> [To do]: Begin with the first line below and retype each line exactly through the line containing "const yMaxes = [100, 100, 100, 100, 100, 100, 20, 20];". Any pictures are to be left out.

> [Data block]:
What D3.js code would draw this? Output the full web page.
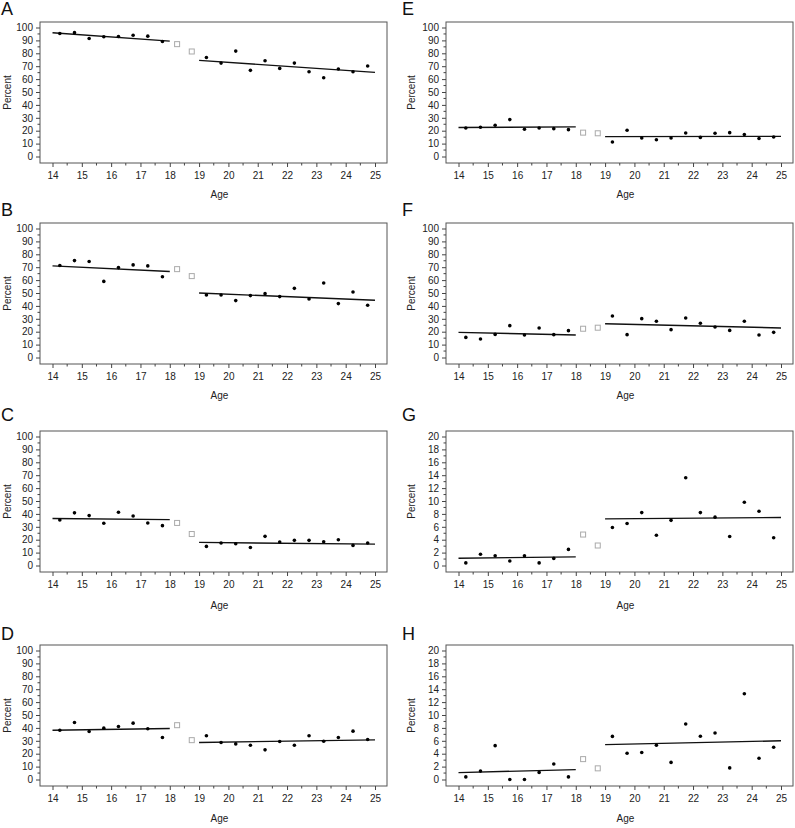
<!DOCTYPE html>
<html>
<head>
<meta charset="utf-8">
<script src="https://cdn.jsdelivr.net/npm/d3@7/dist/d3.min.js"></script>
<style>
  body { margin: 0; background: #fff; }
  svg { display: block; font-family: "Liberation Sans", Arial, sans-serif; }
</style>
</head>
<body>
<svg id="chart" width="795" height="828"></svg>
<script>
// ---------- data ----------
const ages = [14.25, 14.75, 15.25, 15.75, 16.25, 16.75, 17.25, 17.75,
              18.25, 18.75,
              19.25, 19.75, 20.25, 20.75, 21.25, 21.75, 22.25, 22.75, 23.25, 23.75, 24.25, 24.75];
const gapAges = [18.25, 18.75];
const xTicks = [14, 15, 16, 17, 18, 19, 20, 21, 22, 23, 24, 25];
const yTicks100 = [0, 10, 20, 30, 40, 50, 60, 70, 80, 90, 100];
const yTicks20 = [0, 2, 4, 6, 8, 10, 12, 14, 16, 18, 20];
const fitXEarly = [14, 18];
const fitXLate = [19, 25];

const panelNames = ["A", "B", "C", "D", "E", "F", "G", "H"];
const yMaxes = [100, 100, 100, 100, 100, 100, 20, 20];

const valuesA = [95.4, 96, 91.5, 92.8, 93, 94, 93.3, 89.2, 87.1, 81.4,
                 76.8, 72.4, 81.7, 66.8, 74.2, 68.3, 72.4, 65.7, 61.1, 67.8, 65.7, 70.1];
const valuesB = [71.3, 75.1, 74.4, 59, 69.7, 71.8, 71, 62.6, 68.5, 63.1,
                 48.5, 48.5, 44.1, 48, 49.5, 47.2, 53.6, 45.4, 57.7, 41.8, 50.8, 40.5];
const valuesC = [35.3, 40.8, 38.7, 32.7, 41.3, 38.4, 33, 30.9, 33, 24.4,
                 14.8, 17.4, 16.9, 14, 22.6, 18.2, 19.5, 19.5, 18.4, 20, 15.6, 17.4];
const valuesD = [38.2, 44.2, 37.2, 39.8, 41.1, 43.7, 39.3, 32.6, 42.1, 30.5,
                 33.9, 28.7, 27.6, 26.6, 23, 29.5, 26.6, 33.9, 29.7, 32.6, 37.5, 31];
const valuesE = [22.1, 22.7, 24.2, 28.6, 21.1, 22.1, 21.6, 20.8, 18.5, 18,
                 11.2, 20.3, 14.3, 13, 14.3, 18.2, 14.8, 18, 18.5, 17, 14, 15.1];
const valuesF = [15.6, 14.3, 17.9, 24.7, 17.4, 22.9, 17.7, 20.8, 22.3, 23.1,
                 32.2, 17.7, 30.1, 28.1, 21.6, 30.6, 26.5, 23.6, 21, 28.1, 17.4, 19.5];
const valuesG = [0.4, 1.74, 1.5, 0.7, 1.5, 0.4, 1.1, 2.5, 4.8, 3.1,
                 5.9, 6.5, 8.2, 4.7, 7.0, 13.6, 8.2, 7.5, 4.5, 9.8, 8.4, 4.3];
const valuesH = [0.4, 1.3, 5.25, 0, 0, 1.1, 2.4, 0.4, 3.16, 1.73,
                 6.68, 4.08, 4.18, 5.3, 2.65, 8.6, 6.7, 7.2, 1.8, 13.3, 3.3, 5.0];

const fitEarly = [[95.9, 89.4], [71, 66.7], [36.4, 35.6], [38.2, 39.5],
                  [22.5, 23], [19.5, 17.4], [1.13, 1.33], [1.07, 1.53]];
const fitLate = [[74.5, 65.2], [50, 44.4], [17.9, 16.6], [28.7, 30.7],
                 [15.4, 15.6], [26.2, 22.9], [7.23, 7.44], [5.4, 6.0]];

const allValues = [valuesA, valuesB, valuesC, valuesD, valuesE, valuesF, valuesG, valuesH];

// ---------- layout ----------
const svg = d3.select("#chart");
const colLeft = [40, 446];
const frameW = 347;
const rowTop = [22, 223, 431, 645];
const frameH = 141;
const labelBase = [15, 216, 421, 640];
const titleOffset = [35, 35, 37, 36];

panelNames.forEach((name, i) => {
  const col = Math.floor(i / 4);
  const row = i % 4;
  const x0 = colLeft[col], y0 = rowTop[row];
  const g = svg.append("g").attr("transform", `translate(${x0},${y0})`);

  const x = d3.scaleLinear().domain([14, 25]).range([12.5, frameW - 12]);
  const y = d3.scaleLinear().domain([0, yMaxes[i]]).range([frameH - 6.5, 5.5]);
  const yt = yMaxes[i] === 100 ? yTicks100 : yTicks20;
  const minorStep = yMaxes[i] === 100 ? 5 : 1;

  // panel letter
  svg.append("text")
    .attr("x", col === 0 ? 1 : 402)
    .attr("y", labelBase[row])
    .attr("font-size", 18)
    .attr("fill", "#111")
    .text(name);

  // frame
  g.append("rect").attr("x", 0).attr("y", 0).attr("width", frameW).attr("height", frameH)
    .attr("fill", "none").attr("stroke", "#555").attr("stroke-width", 1);

  // x axis
  const xAxis = d3.axisBottom(x).tickValues(xTicks).tickSize(4).tickPadding(5)
    .tickFormat(d3.format("d"));
  const xa = g.append("g").attr("transform", `translate(0,${frameH})`).call(xAxis);
  xa.select(".domain").remove();
  const xMinor = xTicks.slice(0, -1).map(v => v + 0.5);
  xa.selectAll(".minor").data(xMinor).enter().append("line")
    .attr("x1", d => x(d)).attr("x2", d => x(d)).attr("y1", 0).attr("y2", 2.5)
    .attr("stroke", "#444");

  // y axis
  const yAxis = d3.axisLeft(y).tickValues(yt).tickSize(4).tickPadding(3);
  const ya = g.append("g").call(yAxis);
  ya.select(".domain").remove();
  const yMinor = yt.slice(0, -1).map(v => v + minorStep);
  ya.selectAll(".minor").data(yMinor).enter().append("line")
    .attr("x1", 0).attr("x2", -2.5).attr("y1", d => y(d)).attr("y2", d => y(d))
    .attr("stroke", "#444");

  [xa, ya].forEach(a => {
    a.selectAll("text").attr("font-size", 10).attr("fill", "#222")
      .attr("font-family", "Liberation Sans, Arial, sans-serif");
    a.selectAll(".tick line").attr("stroke", "#444");
  });

  // axis titles
  g.append("text").attr("x", frameW / 2 + 6).attr("y", frameH + titleOffset[row])
    .attr("text-anchor", "middle").attr("font-size", 10).attr("fill", "#222").text("Age");
  g.append("text")
    .attr("transform", `translate(${col === 0 ? -29 : -31},${frameH / 2}) rotate(-90)`)
    .attr("text-anchor", "middle").attr("font-size", 10).attr("fill", "#222").text("Percent");

  // fit lines
  const line = d3.line().x(d => x(d[0])).y(d => y(d[1]));
  [[fitXEarly, fitEarly[i]], [fitXLate, fitLate[i]]].forEach(([xs, ys]) => {
    g.append("path").datum(xs.map((v, k) => [v, ys[k]]))
      .attr("d", line).attr("fill", "none").attr("stroke", "#111").attr("stroke-width", 1.4);
  });

  // points
  const pts = ages.map((a, k) => ({ age: a, v: allValues[i][k] }));
  g.selectAll("circle.pt").data(pts.filter(p => !gapAges.includes(p.age))).enter()
    .append("circle").attr("class", "pt")
    .attr("cx", d => x(d.age)).attr("cy", d => y(d.v)).attr("r", 1.8).attr("fill", "#000");
  g.selectAll("rect.sq").data(pts.filter(p => gapAges.includes(p.age))).enter()
    .append("rect").attr("class", "sq")
    .attr("x", d => x(d.age) - 2.5).attr("y", d => y(d.v) - 2.5)
    .attr("width", 5).attr("height", 5)
    .attr("fill", "none").attr("stroke", "#aaa").attr("stroke-width", 1);
});
</script>
</body>
</html>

> [Problem solution]:
What D3.js code would draw this? Output the full web page.
<!DOCTYPE html>
<html>
<head>
<meta charset="utf-8">
<script src="https://cdn.jsdelivr.net/npm/d3@7/dist/d3.min.js"></script>
<style>
  body { margin: 0; background: #fff; }
  svg { display: block; font-family: "Liberation Sans", Arial, sans-serif; }
</style>
</head>
<body>
<svg id="chart" width="795" height="828"></svg>
<script>
// ---------- data ----------
const ages = [14.25, 14.75, 15.25, 15.75, 16.25, 16.75, 17.25, 17.75,
              18.25, 18.75,
              19.25, 19.75, 20.25, 20.75, 21.25, 21.75, 22.25, 22.75, 23.25, 23.75, 24.25, 24.75];
const gapAges = [18.25, 18.75];
const xTicks = [14, 15, 16, 17, 18, 19, 20, 21, 22, 23, 24, 25];
const yTicks100 = [0, 10, 20, 30, 40, 50, 60, 70, 80, 90, 100];
const yTicks20 = [0, 2, 4, 6, 8, 10, 12, 14, 16, 18, 20];
const fitXEarly = [14, 18];
const fitXLate = [19, 25];

const panelNames = ["A", "B", "C", "D", "E", "F", "G", "H"];
const yMaxes = [100, 100, 100, 100, 100, 100, 20, 20];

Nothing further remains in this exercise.